Rescue workers carry an injured person on a stretcher in Dahejia town, Jishishan county, Gansu province [CNSphoto via Reuters]

At least 127 people have been killed and hundreds of others were injured after an overnight earthquake hit northwestern China in a remote and mountainous region while many were asleep at home. The earthquake was the most deadly China has experienced in nine years.

Authorities quickly mobilised several emergency responses, but their work has been complicated as the earthquake wrecked roads and infrastructure, triggered landslides, and partly buried a village in silt. The rescue work has also proved challenging in subzero temperatures, with most of China grappling with below-freezing conditions after a powerful cold wave swept across the country.

“The mountainous, remote, arid regions are not easy to get to, and … they are more underdeveloped and poor than the rest of China and that is reflected in the quality of the construction,” said Al Jazeera’s Katrina Yu reporting from Beijing, adding that the government said about 4,000 homes have been destroyed and some villages have collapsed entirely.

Chinese President Xi Jinping on Tuesday called for “all-out efforts” in the search and relief operations. Nearly 1,500 firefighters were deployed with another 1,500 on standby, according to state media. More than 300 officers and soldiers were also mobilised for disaster relief.

China’s state planner said it has allocated 250 million yuan ($35m) to assist Gansu and Qinghai provinces.

The earthquake had a magnitude of 6.2, according to state news agency Xinhua. It struck at 23:59pm (15:59 GMT) on Monday in Gansu province near the border with Qinghai, causing significant damage, state media reported.

“I am 70 and I have never experienced such a powerful quake in my life,” Ma Wenchang, a resident of Dahejia, told the news outlet AFP.

“I can’t live (in this house) anymore because it’s too dangerous. My relatives have been relocated somewhere else.”

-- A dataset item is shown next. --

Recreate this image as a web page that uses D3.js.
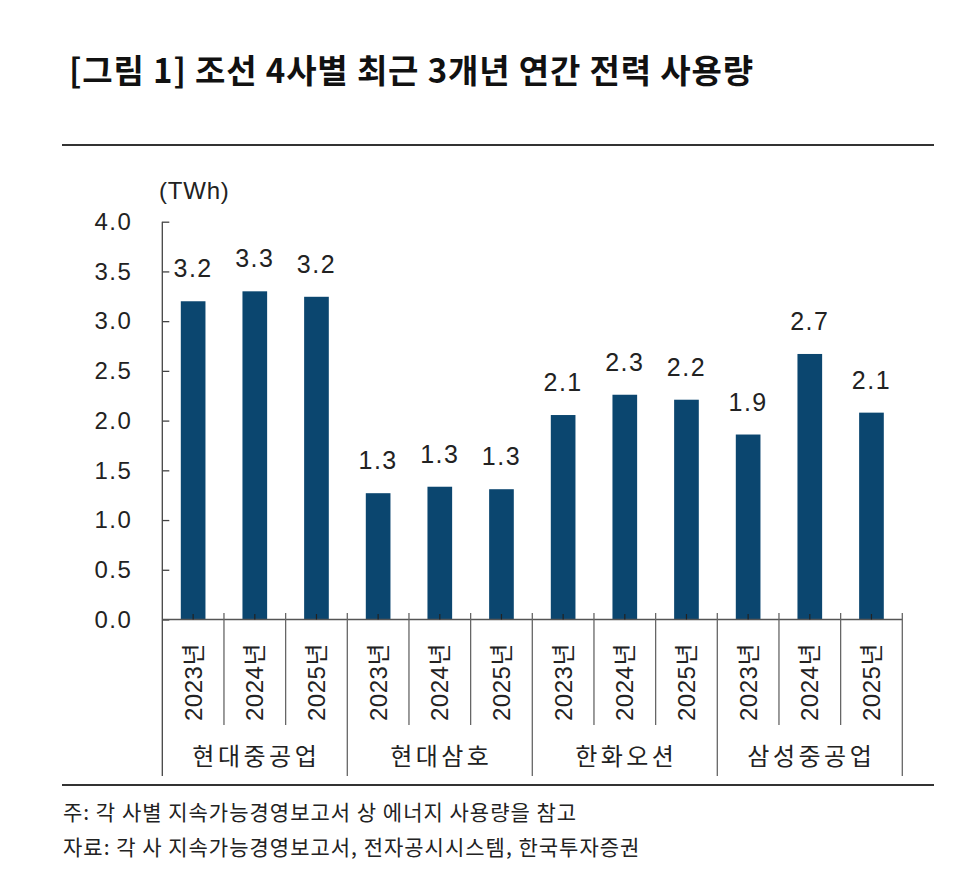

The tremor was felt as far away as Xi’an in northern Shaanxi province, about 570km (350 miles) from the epicentre near Dahejia.

State broadcaster CCTV has reported that 113 people were confirmed dead in Gansu, with an additional 536 injured. In Qinghai, CCTV reported that 14 people were killed and 198 others injured. The death toll is the highest recorded in China since 2014, when an earthquake killed 617 people and devastated southwest China’s Yunnan province.

Gansu provincial authorities previously stated that more than 4,700 houses had been damaged. Power and water supplies were also disrupted in some villages, Xinhua reported.

State television footage showed emergency vehicles driving along snow-lined highways, and rescue workers pictured shoulder to shoulder in the trucks.

Supplies including drinking water, blankets, stoves and instant noodles were also being sent to the affected area.

People living close to the epicentre rushed out onto the street as they felt the earthquake. Some buildings collapsed.

“I live on the 16th floor and felt the tremors so strongly,” a man named Qin was quoted as saying in the state-run Global Times. “The moment of the earthquake was feeling like being tossed up after surging waves … I woke my family up and we rushed down all 16 floors in one breath.”

Qin added that it was minus 12 degrees Celsius (10.4 Fahrenheit), and that while some of his neighbours had put on down jackets or wrapped themselves in blankets others were bare-chested.

People huddled together in sub-zero temperatures after the earthquake forced them out onto the streets [AFP]

Taiwan offers help

On Tuesday, Taiwan President Tsai Ing-wen expressed condolences to China and offered her government’s help after the earthquake, despite the tensions between the two sides.

“We pray that all those affected receive the aid they need, and we hope for a swift recovery. Taiwan stands ready to offer assistance in the disaster response effort,” she added, writing in English and simplified Chinese characters, which are used in China but not Taiwan.

Problems between Taipei and Beijing, which views the democratically governed island as its own territory, have soared in the past four years, as China seeks to assert its sovereignty claims with political and military pressure.

Earthquakes are common in western provinces such as Gansu, which lie on the eastern boundary of the Qinghai-Tibetan plateau, a tectonically active area.

In September 2022, a magnitude 6.6 earthquake hit Sichuan province, killing almost 100 people.

A magnitude 7.9 earthquake in Sichuan in 2008 left more than 87,000 people dead or missing, including 5,335 children who were in school at the time it happened.

At least 242,000 people were killed in 1976 after an earthquake struck Tangshan in the worst natural disaster in Chinese history.